The logic of determining the access and egress stops is split into two parts. First, the AccessEgressStopSearch determines which stops are considered. Three implementations are proposed:

• The TransitStopByModeAccessEgressStopSearch allows to target transit stops that are located on routes with specific modes (e.g rail)
• The TransitStopByIdAccessEgressStopSearch allows to target transit stops by their IDs
• The CompositeAccessEgressStopSearch allows to combine multiple AccessEgressStopSearch defined below as shown in the XML above.

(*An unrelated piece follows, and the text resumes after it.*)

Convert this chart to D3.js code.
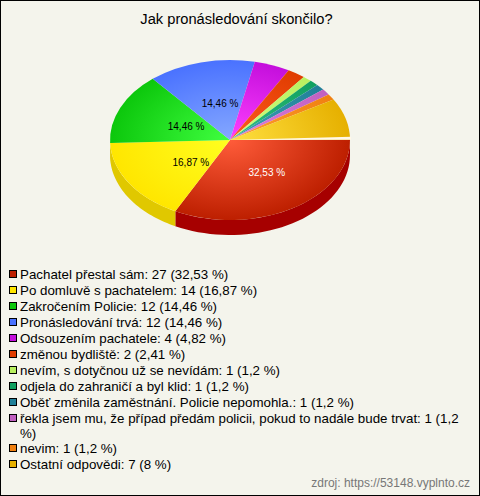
<!DOCTYPE html>
<html><head><meta charset="utf-8">
<script src="https://cdn.jsdelivr.net/npm/d3@7"></script>
<style>html,body{margin:0;padding:0;background:#f4f4ec}svg{display:block}text{font-family:"Liberation Sans",Arial,sans-serif}</style>
</head><body><div id="c"></div><script>
const title = "Jak pronásledování skončilo?";
const source = "zdroj: https://53148.vyplnto.cz";
const categories = ["Pachatel přestal sám","Po domluvě s pachatelem","Zakročením Policie","Pronásledování trvá","Odsouzením pachatele","změnou bydliště","nevím, s dotyčnou už se nevídám","odjela do zahraničí a byl klid","Oběť změnila zaměstnání. Policie nepomohla.","řekla jsem mu, že případ předám policii, pokud to nadále bude trvat","nevim","Ostatní odpovědi"];
const counts = [27,14,12,12,4,2,1,1,1,1,1,7];
const shares = ["32,53","16,87","14,46","14,46","4,82","2,41","1,2","1,2","1,2","1,2","1,2","8"];
const edgeColors = ["#bd1f00","#ffe600","#0cc70c","#4a72ff","#c40fdc","#e03c00","#b8f060","#10a060","#208098","#c060c0","#f08010","#e6b000"];
const lightColors = ["#ff5c3a","#ffff20","#40ff40","#85a8ff","#ff40ff","#ff5a20","#d0ff80","#30c080","#40a0b8","#e080e0","#ffa030","#ffe040"];
const sideColors = ["#a60000","#e0c800"];
const W=480,H=496,cx=230,cy=140,rx=120,ry=80,depth=15;
const svg=d3.select("#c").append("svg").attr("width",W).attr("height",H);
svg.append("rect").attr("x",0.5).attr("y",0.5).attr("width",W-1).attr("height",H-1).attr("fill","#f4f4ec").attr("stroke","#000");
svg.append("text").attr("x",236.5).attr("y",24).attr("text-anchor","middle").attr("font-size",14.67).attr("fill","#000").text(title);
const defs=svg.append("defs");
categories.forEach((c,i)=>{
  const g=defs.append("radialGradient").attr("id","g"+i).attr("gradientUnits","userSpaceOnUse").attr("cx",0).attr("cy",0).attr("r",1);
  g.append("stop").attr("offset",0).attr("stop-color",lightColors[i]);
  g.append("stop").attr("offset",1).attr("stop-color",edgeColors[i]);
});
const pie=d3.pie().sort(null).value(d=>d).startAngle(Math.PI/2).endAngle(Math.PI/2+2*Math.PI);
const arcs=pie(counts);
const arcGen=d3.arc().innerRadius(0).outerRadius(1);
const chart=svg.append("g");
const px=a=>cx+rx*Math.sin(a), py=a=>cy-ry*Math.cos(a);
// side wall of the front slices
sideColors.forEach((col,i)=>{
  const a=arcs[i];
  const a0=a.startAngle,a1=Math.min(a.endAngle,Math.PI*1.5);
  const pts=d3.range(0,41).map(k=>a0+(a1-a0)*k/40);
  const top=pts.map(t=>[px(t),py(t)]);
  const bot=pts.slice().reverse().map(t=>[px(t),py(t)+depth]);
  chart.append("path").attr("d",d3.line()(top.concat(bot))+"Z").attr("fill",col);
});
const face=chart.append("g").attr("transform",`translate(${cx},${cy}) scale(${rx},${ry})`);
face.selectAll("path").data(arcs).join("path").attr("d",arcGen).attr("fill",(d,i)=>`url(#g${i})`);
// pale gap above the first slice
svg.append("path").attr("d",d3.line()([[cx,cy],[cx+rx+1,cy-3.3],[cx+rx+1,cy-0.2]])+"Z").attr("fill","#fff8e8");
// value labels on the four largest slices
const kx=[.588,.387,.40,.34], ky=[.47,.51,.43,.477];
arcs.slice(0,kx.length).forEach((a,i)=>{
  const m=(a.startAngle+a.endAngle)/2;
  svg.append("text").attr("x",cx+rx*kx[i]*Math.sin(m)).attr("y",cy-ry*ky[i]*Math.cos(m)+4)
    .attr("text-anchor","middle").attr("font-size",10).attr("fill",i==0?"#fff":"#000").text(shares[i]+" %");
});
// legend
const legend=svg.append("g");
const wrapAt="1 (1,2";
let y=270;
categories.forEach((c,i)=>{
  let s=`${c}: ${counts[i]} (${shares[i]} %)`;
  legend.append("rect").attr("x",9.5).attr("y",y+.5).attr("width",7).attr("height",7).attr("fill",edgeColors[i]).attr("stroke","#000");
  const k=s.length>70?s.indexOf(wrapAt)+wrapAt.length:-1;
  if(k>0){
    legend.append("text").attr("x",20).attr("y",y+9).attr("font-size",13.33).attr("fill","#000").text(s.slice(0,k));
    legend.append("text").attr("x",20).attr("y",y+24).attr("font-size",13.33).attr("fill","#000").text(s.slice(k+1));
    y+=30;
  } else {
    legend.append("text").attr("x",20).attr("y",y+9).attr("font-size",13.33).attr("fill","#000").text(s);
    y+=16;
  }
});
svg.append("text").attr("x",470).attr("y",487).attr("text-anchor","end").attr("font-size",12).attr("fill","#777").text(source);
</script></body></html>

Then, among the set of considered transit stops the AccessEgressStopsSelector is in charge of performing the actual choice. The ClosestAccessEgressStopSelector which selects the closest stops from the origin and destination for access and egress.

Moreover, the feederDrt parameter set allows to specify a regex that if matches with the from facility id (resp to facility id) will return null as access and egress stops which will lead the router to not construct drt segments for access (resp egress). We typically use this to prevent the router from adding a DRT segment immediately next to an ouside activity.

Analysis

A FeederDrtAnalysisModule is implemented in the analysis package allowing to generate eqasim_feeder_drt_trips.csv file containing the details of trips performed with an intermodal drt mode. This module is used only if the performAnalysis of the MultiModeFeederDrt config is set to true. In which case the frequency of analysis follows the one defined for other eqasim analyses in the eqasim.analysisInterval.

The csv resulting file has the header below:

person_id	origin_link_id	origin_x	origin_y	destination_link_id	destination_x	destination_y	access_vehicle_id	egress_vehicle_id	access_departure_time	egress_departure_time	access_arrival_time	egress_arrival_time	access_transit_stop_id	egress_transit_stop_id	access_transit_line_id	egress_transit_line_id	access_transit_route_id	egress_transit_route_id

Mode choice integration of Feeder DRT

• This base functionality comes with a FeederConstraint that ensures that the route of a feeder drt alternative contains at least one PT and one DRT leg as this is not ensured by the router. This constraint also checks that a DRT segment is not immediately next to an outside activity.
• Morevoer, a basic utility estimator for feeder drt modes is proposed here (DefaultFeederDrtUtilityEstimator). It simply treats the segments as a sequence of trips and delegates the evaluation of each segment to the utility estimator of its related mode (PT or DRT) and sums the values. These base estimators then need to be configured properly in the eqasim config.
• You will still need to modify your mode availability for the new modes to be considered in the mode choice. If you just want to enable them for all agents, you can wrap your existing ModeAvailability object under the org.eqasim.core.simulation.modes.feeder_drt.mode_choice.FeederDrtModeAvailabilityWrapper, this will add all feeder modes declared under the MultiModeFeederDrt config as well as the drt modes under the multiModeDrt config that are not covered by a feeder mode.